Есть, правда, утверждения, что в Ветхом Завете уже была идея Царства Бога, но это — натяжка. То царство бога, которое понимали еврейские пророки, было не результатом развития мира, а результатом долгожданного вмешательства Иеговы, который оставит на земле все, как есть, за исключением одного — все народы теперь будут рабами евреев или уничтожены. Притчей же о горчичном зерне Иисус впервые дал образ мира, как развивающегося закономерно к своему великому концу — Царству Божию.
Ну, и наконец, Иисус всегда действительно говорил о себе как об Источнике Жизни. Он не обещал идущим за ним ни власти, ни славы, ни должностей в своем царстве, ни даже простого земного счастья, что хорошо работало бы на пропаганду. Зато Он твердо обещал одного — жизни вечной и спасения от смерти. «Я есмь хлеб жизни», «Я — хлеб живый, сошедший с небес: ядущий хлеб сей будет жить вовек», «А кто будет пить воду, которую Я дам ему, тот не будет жаждать вовек; но вода, которую Я дам ему, сделается в нем источником воды, текущей в жизнь вечную». Здесь помолчим, ибо резюмировать Иисуса — такая же преступная и безумная мания, как посягательство подмести пустыню.
Однако, однако… Кое-что и здесь представляется не до конца законченным в нашем понимании. Во-первых, как ни крути, но сила все равно должна проявляться. А во-вторых, можем ли мы себе представить Иисуса, который просто ждал «отмашки» Духа, свидетельствовавшей о наступлении Его времени? В таком случае мы должны сказать, что Бог родил Иисуса в момент, когда приспела необходимость появлению жизни на Земле.
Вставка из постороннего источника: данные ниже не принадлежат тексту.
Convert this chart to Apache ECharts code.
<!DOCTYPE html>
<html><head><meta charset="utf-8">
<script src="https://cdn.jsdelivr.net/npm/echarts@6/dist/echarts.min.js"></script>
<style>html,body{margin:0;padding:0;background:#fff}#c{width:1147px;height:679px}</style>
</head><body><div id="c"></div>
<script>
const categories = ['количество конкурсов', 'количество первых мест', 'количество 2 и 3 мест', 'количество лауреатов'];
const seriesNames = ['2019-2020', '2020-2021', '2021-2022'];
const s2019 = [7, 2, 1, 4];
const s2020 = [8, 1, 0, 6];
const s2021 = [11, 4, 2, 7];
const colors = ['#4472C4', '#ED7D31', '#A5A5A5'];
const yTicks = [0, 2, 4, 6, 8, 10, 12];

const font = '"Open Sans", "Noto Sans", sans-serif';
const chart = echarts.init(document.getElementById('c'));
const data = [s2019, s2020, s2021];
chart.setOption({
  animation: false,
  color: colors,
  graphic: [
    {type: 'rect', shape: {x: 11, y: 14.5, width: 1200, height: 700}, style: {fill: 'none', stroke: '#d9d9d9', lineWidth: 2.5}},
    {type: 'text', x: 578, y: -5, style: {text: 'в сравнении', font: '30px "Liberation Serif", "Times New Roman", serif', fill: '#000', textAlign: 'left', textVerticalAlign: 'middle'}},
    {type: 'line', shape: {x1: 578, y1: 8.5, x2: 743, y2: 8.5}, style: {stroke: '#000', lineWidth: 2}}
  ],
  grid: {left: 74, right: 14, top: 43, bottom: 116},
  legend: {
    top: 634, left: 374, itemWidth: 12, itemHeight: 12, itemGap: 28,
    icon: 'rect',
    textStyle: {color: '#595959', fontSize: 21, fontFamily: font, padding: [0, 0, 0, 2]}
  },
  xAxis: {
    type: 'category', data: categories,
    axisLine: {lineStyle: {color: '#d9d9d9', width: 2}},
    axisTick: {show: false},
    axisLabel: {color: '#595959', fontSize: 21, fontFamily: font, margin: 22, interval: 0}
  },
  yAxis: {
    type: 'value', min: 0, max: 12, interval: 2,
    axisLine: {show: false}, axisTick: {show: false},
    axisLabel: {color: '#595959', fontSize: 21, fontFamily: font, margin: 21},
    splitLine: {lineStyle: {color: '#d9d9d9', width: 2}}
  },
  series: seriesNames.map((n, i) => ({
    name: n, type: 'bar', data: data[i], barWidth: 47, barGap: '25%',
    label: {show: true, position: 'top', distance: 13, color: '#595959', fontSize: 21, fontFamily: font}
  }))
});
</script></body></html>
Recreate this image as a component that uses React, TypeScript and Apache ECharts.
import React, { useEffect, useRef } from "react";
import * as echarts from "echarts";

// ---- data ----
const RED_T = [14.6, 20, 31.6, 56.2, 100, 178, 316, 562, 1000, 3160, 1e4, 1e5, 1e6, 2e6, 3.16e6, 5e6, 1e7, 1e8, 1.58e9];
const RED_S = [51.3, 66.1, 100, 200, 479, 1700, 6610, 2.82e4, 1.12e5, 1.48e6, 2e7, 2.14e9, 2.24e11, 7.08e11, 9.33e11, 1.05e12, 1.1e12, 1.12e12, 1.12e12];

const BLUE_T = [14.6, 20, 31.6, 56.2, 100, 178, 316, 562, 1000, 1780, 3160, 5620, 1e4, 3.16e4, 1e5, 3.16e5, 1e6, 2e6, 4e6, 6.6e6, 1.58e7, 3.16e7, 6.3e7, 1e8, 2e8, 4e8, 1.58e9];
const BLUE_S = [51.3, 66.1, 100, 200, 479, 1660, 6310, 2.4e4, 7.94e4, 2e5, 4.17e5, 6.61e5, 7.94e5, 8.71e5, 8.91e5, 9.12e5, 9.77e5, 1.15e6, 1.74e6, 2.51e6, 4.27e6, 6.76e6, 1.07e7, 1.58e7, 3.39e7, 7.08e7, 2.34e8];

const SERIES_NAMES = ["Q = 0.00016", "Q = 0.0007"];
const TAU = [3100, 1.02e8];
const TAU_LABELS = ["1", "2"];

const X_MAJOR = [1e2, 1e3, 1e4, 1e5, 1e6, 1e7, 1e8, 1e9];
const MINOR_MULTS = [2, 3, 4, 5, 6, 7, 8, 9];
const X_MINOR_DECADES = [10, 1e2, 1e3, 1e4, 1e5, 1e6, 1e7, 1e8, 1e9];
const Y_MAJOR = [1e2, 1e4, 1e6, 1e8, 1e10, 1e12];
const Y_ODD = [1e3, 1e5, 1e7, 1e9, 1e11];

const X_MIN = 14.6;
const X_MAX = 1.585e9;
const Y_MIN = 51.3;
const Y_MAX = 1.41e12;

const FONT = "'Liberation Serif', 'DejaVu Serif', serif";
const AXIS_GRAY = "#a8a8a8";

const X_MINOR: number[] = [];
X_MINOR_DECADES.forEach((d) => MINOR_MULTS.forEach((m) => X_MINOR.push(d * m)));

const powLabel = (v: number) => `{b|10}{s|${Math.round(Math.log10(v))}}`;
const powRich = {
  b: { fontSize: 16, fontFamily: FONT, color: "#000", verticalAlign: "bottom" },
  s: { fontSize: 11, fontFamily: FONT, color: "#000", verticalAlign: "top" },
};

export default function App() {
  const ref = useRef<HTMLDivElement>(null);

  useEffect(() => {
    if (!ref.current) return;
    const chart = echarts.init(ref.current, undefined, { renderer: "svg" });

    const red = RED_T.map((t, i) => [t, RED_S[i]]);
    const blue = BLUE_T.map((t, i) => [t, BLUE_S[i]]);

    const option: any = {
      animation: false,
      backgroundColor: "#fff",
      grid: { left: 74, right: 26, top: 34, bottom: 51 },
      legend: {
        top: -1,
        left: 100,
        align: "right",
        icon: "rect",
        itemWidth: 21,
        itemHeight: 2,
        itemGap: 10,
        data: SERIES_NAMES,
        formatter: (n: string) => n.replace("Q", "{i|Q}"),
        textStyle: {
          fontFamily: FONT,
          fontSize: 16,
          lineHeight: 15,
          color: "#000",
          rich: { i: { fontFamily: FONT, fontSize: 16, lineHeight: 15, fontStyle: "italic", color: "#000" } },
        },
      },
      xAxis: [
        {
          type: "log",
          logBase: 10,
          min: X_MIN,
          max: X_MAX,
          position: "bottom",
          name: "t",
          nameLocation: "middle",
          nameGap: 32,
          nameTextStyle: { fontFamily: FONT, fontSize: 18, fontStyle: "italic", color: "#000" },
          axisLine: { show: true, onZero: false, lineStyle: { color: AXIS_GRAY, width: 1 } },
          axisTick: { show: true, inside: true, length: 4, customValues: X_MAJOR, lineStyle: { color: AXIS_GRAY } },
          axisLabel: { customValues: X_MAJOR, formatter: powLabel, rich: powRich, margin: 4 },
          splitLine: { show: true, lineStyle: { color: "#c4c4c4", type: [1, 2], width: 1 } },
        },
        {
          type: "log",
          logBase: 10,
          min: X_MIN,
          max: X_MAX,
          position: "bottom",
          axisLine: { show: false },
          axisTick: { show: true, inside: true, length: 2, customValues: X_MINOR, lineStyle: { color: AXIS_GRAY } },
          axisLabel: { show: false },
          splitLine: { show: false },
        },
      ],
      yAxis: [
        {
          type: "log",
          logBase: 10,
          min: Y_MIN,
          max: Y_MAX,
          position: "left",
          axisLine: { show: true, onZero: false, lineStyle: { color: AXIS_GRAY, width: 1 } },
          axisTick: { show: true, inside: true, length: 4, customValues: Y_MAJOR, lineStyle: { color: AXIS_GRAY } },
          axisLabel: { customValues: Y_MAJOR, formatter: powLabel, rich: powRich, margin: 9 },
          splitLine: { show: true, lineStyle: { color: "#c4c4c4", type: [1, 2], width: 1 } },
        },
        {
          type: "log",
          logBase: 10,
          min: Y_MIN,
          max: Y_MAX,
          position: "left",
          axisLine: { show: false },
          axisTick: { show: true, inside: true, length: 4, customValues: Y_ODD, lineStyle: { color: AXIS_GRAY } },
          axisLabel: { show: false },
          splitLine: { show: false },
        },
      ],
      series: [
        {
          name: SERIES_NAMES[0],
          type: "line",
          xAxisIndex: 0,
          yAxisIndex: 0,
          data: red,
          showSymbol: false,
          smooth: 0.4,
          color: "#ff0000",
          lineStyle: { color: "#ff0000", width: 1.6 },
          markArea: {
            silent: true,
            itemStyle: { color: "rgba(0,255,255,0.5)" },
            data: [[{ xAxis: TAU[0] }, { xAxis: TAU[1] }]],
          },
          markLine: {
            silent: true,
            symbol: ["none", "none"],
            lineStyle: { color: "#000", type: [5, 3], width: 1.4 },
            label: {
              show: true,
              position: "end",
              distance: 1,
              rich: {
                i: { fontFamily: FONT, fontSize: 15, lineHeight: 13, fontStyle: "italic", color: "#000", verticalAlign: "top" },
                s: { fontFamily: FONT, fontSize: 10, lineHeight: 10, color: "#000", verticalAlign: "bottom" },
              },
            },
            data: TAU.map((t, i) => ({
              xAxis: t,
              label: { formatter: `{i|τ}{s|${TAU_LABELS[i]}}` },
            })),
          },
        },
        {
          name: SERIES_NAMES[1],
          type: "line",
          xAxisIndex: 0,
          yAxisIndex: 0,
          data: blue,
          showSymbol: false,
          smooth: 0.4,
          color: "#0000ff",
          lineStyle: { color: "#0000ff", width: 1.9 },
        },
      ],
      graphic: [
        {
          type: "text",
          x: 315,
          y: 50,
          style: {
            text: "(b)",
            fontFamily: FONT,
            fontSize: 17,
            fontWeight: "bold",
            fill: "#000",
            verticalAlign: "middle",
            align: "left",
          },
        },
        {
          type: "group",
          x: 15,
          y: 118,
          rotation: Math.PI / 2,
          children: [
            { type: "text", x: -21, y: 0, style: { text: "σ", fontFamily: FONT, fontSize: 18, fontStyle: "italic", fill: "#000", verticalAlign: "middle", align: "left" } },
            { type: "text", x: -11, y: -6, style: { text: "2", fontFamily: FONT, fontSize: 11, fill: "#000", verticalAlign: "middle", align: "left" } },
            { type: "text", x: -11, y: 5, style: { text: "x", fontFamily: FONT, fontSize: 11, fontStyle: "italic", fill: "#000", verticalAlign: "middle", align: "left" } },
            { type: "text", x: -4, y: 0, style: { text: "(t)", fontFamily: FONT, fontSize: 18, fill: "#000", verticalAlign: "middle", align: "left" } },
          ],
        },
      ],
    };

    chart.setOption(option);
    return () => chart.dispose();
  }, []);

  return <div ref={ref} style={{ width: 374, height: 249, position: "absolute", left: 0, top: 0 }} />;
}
Это было бы исчерпывающим объяснением нашего затруднения. Однако если уж мы призываем себе в помощь сказанное Им, то куда нам деться от того факта, что Иисус недвусмысленно говорил о том, что Он был «прежде сотворения мира»? Мы не можем сделать вид, что просто не заметили данных слов, поскольку у нас не теледебаты, а честный поиск истины. Мы не можем сделать вид, что Иисус имел в виду что-то другое. Уж кто-кто, а Он никогда не оставлял своими словами возможностей для их многозначного толкования.